Although complete understanding of the underlying apoptosis-inducing mechanism of these novel analogs is required, the initial findings reported here are encouraging, especially the chemosensitizing effects of these analogs to conventional agents that are not very effective in the treatment of PC. Our findings on chemoresistant MiaPaCa-2 cells clearly suggest that these compounds may hold promise for combination therapy toward better treatment outcome of patients diagnosed with PC. Interestingly, our preliminary data suggest that TQ-2G is non-toxic in SCID mice at doses up to 50 mg/kg when administered through i.v. route and a dose up to 700 mg/kg when administered orally by gavage, which suggests that this analog could indeed be useful in combination therapy without added toxicity when combined with conventional therapeutics such as gemcitabine or oxaliplatin.

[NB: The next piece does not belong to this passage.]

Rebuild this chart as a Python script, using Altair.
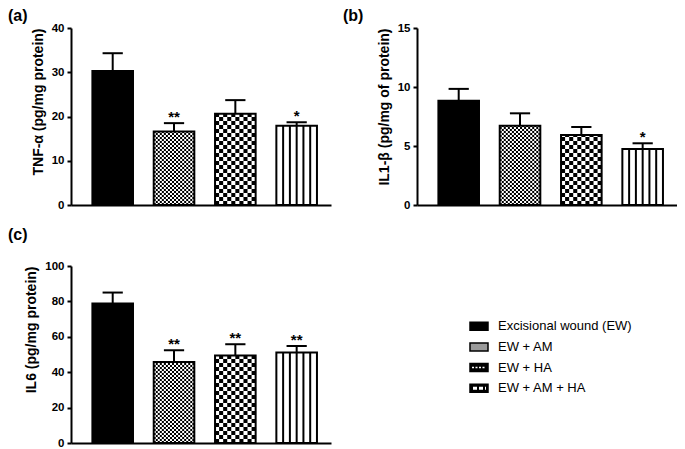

Of added interest, the synthesized analogs described closely mirror Lipinski’s Rule of Five.
In conclusion, we presented preliminary evidence for novel synthesis of TQ analogs with biological activity that is better than the parental TQ without systemic toxicity; thus, we believe that these and other novel analogs of TQ, could serve as promising agents for better treatment outcome of patients diagnosed with pancreatic cancer.
The authors express their sincere appreciation to Ms.Christine Wojewoda for her editorial assistance. Grant support from the National Institutes of Health RO1CA109389 (RM Mohammad) and NIH R01CA083695, R01CA131151, and R01CA132794 awarded to FHS is gratefully acknowledged. The authors also acknowledge the financial contribution of Guido Foundation.